1/5/50 - New Year's Resolution BY-WAYS - 1/5/50 - New Year's Resolution

To hold - above all else - our friendships dear;
To strengthen the resolves of yesteryear. ****

Happy New Year, my friends!

This is not an idle wish - sounding brass or tinkling cymbal - but a wish straight from the heart. "A happy child is a good child." And we are but children grown. This is Christmas Eve - in the morning. I have discovered that, if I am ever to get any writing done in this busy household, it will have to be during the wakeful hours from 4 a.m. 'til it's time to get up. Then I am very sleepy. Oh, the perversity of human nature! Right now I am sick of all Persians, all Jamaicans (including the preacher) and every human being that is brought up with the idea that somebody else should do the work. Isn't that a dreadful way to talk about your guest? Well, they are not my guests. Four years ago Virgil, Jr. brought home from Ohio State a boy from Peru. We were so charmed with "Louie" that we felt we had much to learn from people of Latin America. I am sure it is true of Iran and the West Indies, represented in our household this Christmas vacation. Certainly no humans could be more charming and delightful than these men from Jamaica. But they are so used to having servants wait on them and pick up after them. Of course I won't play the latter role - but I get so rebellious at having to train them to wait on themselves. As for our visitor from Iran, he is very gracious and gentlemanly. But he sits around all day, mooning because no one has time to show him our city. (Our boys are working). Well, he has his own car (and a beauty). Why doesn't he explore by himself? You see, I just don't understand these "furriners."

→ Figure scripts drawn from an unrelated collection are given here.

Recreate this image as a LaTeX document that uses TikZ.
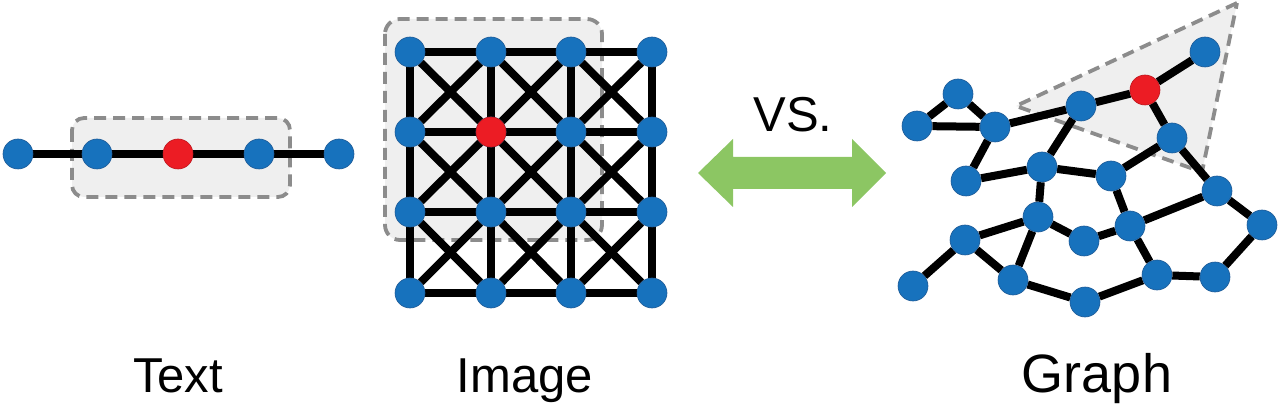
\documentclass[tikz,border=0pt]{standalone}
\usepackage{fontspec}
\setmainfont{Liberation Sans}
\pgfdeclarelayer{boxlayer}
\pgfdeclarelayer{edgelayer}
\pgfsetlayers{boxlayer,edgelayer,main}
\definecolor{nblue}{RGB}{23,114,189}
\definecolor{nblueline}{RGB}{30,90,150}
\definecolor{nred}{RGB}{236,28,36}
\definecolor{ngreen}{RGB}{140,198,99}
\definecolor{boxfill}{RGB}{239,239,239}
\definecolor{boxline}{RGB}{140,140,140}
\tikzset{
  bnode/.style={circle, fill=nblue, draw=nblueline, line width=0.6pt, minimum size=30pt, inner sep=0pt},
  rnode/.style={circle, fill=nred, draw=nred!80!black, line width=0.6pt, minimum size=30pt, inner sep=0pt},
  edge/.style={line width=8pt, black},
  hlbox/.style={fill=boxfill, draw=boxline, line width=3.8pt, dash pattern=on 12pt off 7pt},
  lbl/.style={font=\fontsize{49}{55}\selectfont, anchor=base, inner sep=0pt}
}
\begin{document}
\begin{tikzpicture}[x=1pt, y=-1pt]
\useasboundingbox (0,0) rectangle (1280,406);
% ---------- Text ----------
\node[bnode] (t1) at (18,154) {};
\node[bnode] (t2) at (97,154) {};
\node[rnode] (t3) at (178,154) {};
\node[bnode] (t4) at (259,154) {};
\node[bnode] (t5) at (339,154) {};
\begin{pgfonlayer}{boxlayer}
  \draw[hlbox, rounded corners=12pt] (72,118) rectangle (290,197);
\end{pgfonlayer}
\begin{pgfonlayer}{edgelayer}
  \draw[edge] (t1) -- (t2) -- (t3) -- (t4) -- (t5);
\end{pgfonlayer}
% ---------- Image ----------
\foreach \i/\y in {1/52, 2/132, 3/212, 4/293}{
  \foreach \j/\x in {1/410, 2/491, 3/571, 4/652}{
    \node[bnode] (g\i\j) at (\x,\y) {};
  }
}
\node[rnode] at (g22) {};
\begin{pgfonlayer}{boxlayer}
  \draw[hlbox, rounded corners=15pt] (385,19) rectangle (602,240);
\end{pgfonlayer}
\begin{pgfonlayer}{edgelayer}
  \foreach \i in {1,...,4}{
    \draw[edge] (g\i1) -- (g\i2) -- (g\i3) -- (g\i4);
    \draw[edge] (g1\i) -- (g2\i) -- (g3\i) -- (g4\i);
  }
  \foreach \i/\ni in {1/2, 2/3, 3/4}{
    \foreach \j/\nj in {1/2, 2/3, 3/4}{
      \draw[edge] (g\i\j) -- (g\ni\nj);
      \draw[edge] (g\i\nj) -- (g\ni\j);
    }
  }
\end{pgfonlayer}
% ---------- VS arrow ----------
\coordinate (al) at (698,173);
\coordinate (ar) at (886,173);
\fill[ngreen] (al) -- (733,139) -- (733,157) -- (852,157) -- (852,139) -- (ar)
  -- (852,207) -- (852,189) -- (733,189) -- (733,207) -- cycle;
\node[lbl] (vs) at (793,132) {VS.};
% ---------- Graph ----------
\node[bnode] (n1) at (1205,52) {};
\node[rnode] (n2) at (1145,90) {};
\node[bnode] (n3) at (1081,106) {};
\node[bnode] (n4) at (995,127) {};
\node[bnode] (n5) at (958,94) {};
\node[bnode] (n6) at (917,126) {};
\node[bnode] (n7) at (1172,138) {};
\node[bnode] (n8) at (1042,167) {};
\node[bnode] (n9) at (1111,176) {};
\node[bnode] (n10) at (966,181) {};
\node[bnode] (n11) at (1217,191) {};
\node[bnode] (n12) at (1038,217) {};
\node[bnode] (n13) at (1130,226) {};
\node[bnode] (n14) at (1084,241) {};
\node[bnode] (n15) at (965,240) {};
\node[bnode] (n16) at (1262,225) {};
\node[bnode] (n17) at (913,286) {};
\node[bnode] (n18) at (1013,280) {};
\node[bnode] (n19) at (1157,275) {};
\node[bnode] (n20) at (1215,277) {};
\node[bnode] (n21) at (1085,302) {};
\begin{pgfonlayer}{boxlayer}
  \draw[hlbox, line join=miter] (1237,3) -- (1016,106) -- (1202,172) -- cycle;
\end{pgfonlayer}
\begin{pgfonlayer}{edgelayer}
  \foreach \a/\b in {1/2, 2/3, 2/7, 3/4, 4/5, 5/6, 6/4, 3/8, 4/10, 10/8, 8/9, 9/7,
                     7/11, 8/12, 9/13, 12/15, 12/14, 14/13, 12/18, 13/11, 13/19,
                     11/16, 16/20, 20/19, 19/21, 21/18, 18/15, 15/17}{
    \draw[edge] (n\a) -- (n\b);
  }
\end{pgfonlayer}
% ---------- Labels ----------
\node[lbl] (ltext) at (178,392) {Text};
\node[lbl] (limage) at (525,392) {Image};
\node[lbl, font=\fontsize{54}{60}\selectfont] (lgraph) at (1097,392) {Graph};
\end{tikzpicture}
\end{document}
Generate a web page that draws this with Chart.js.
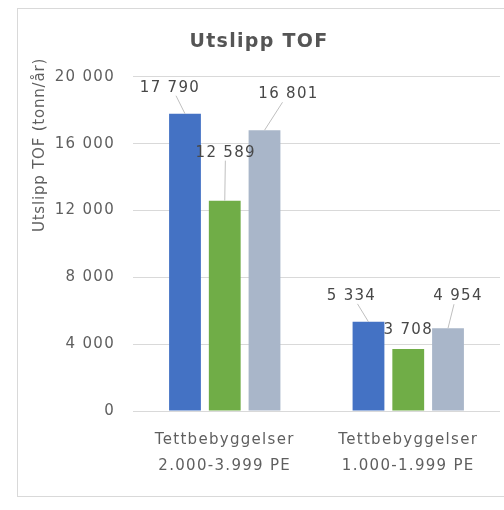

Now that I have all my gripe off my chest, let me turn to a happier theme - which is the Spirit of Christmas, exemplified in your lovely cards and messages. You cannot know what they mean to me. I am so glad that you are enjoying the letters and stories about the Saltsburg of long ago. Of special joy and interest was the "inside note" from Frances Martin Thornton, my beloved pupil of 33 years ago, whose grandfather was a contemporary of J.C. Moore's. Great were the tales that this grandfather would tell - of the old canal days, the early railroad, and the "drovers" bringing their herds of cattle, to be shipped to "far-away Pittsburgh." Of course it always warms the very cockles of my heart to hear from my beloved pupils of so long ago. In my first letter to my home town paper after I moved to Cleveland I wrote, ."..in my own heart I have adopted those children for life." And it's true. I rejoice over their successes - and long to hear how others have made out. I hear that one of my Nowrytown boys - so full of promise 35 years ago - has slipped downhill. It troubles me deeply., I wish I could reach him. Well - as I read over the first part of this letter, I think I've slipped quite a bit myself the last year or two - and will have to start climbing again in the New Year.

A better, richer, climbinger New Year to you all.

Most Sincerely,
Florence B. Taylor
2907 Hampshire Rd.,
Cleveland Hts. 18, O.

P.S. You will be glad to know that Sister Margery is out of the woods, but she will be in the hospital 'til about New Year's.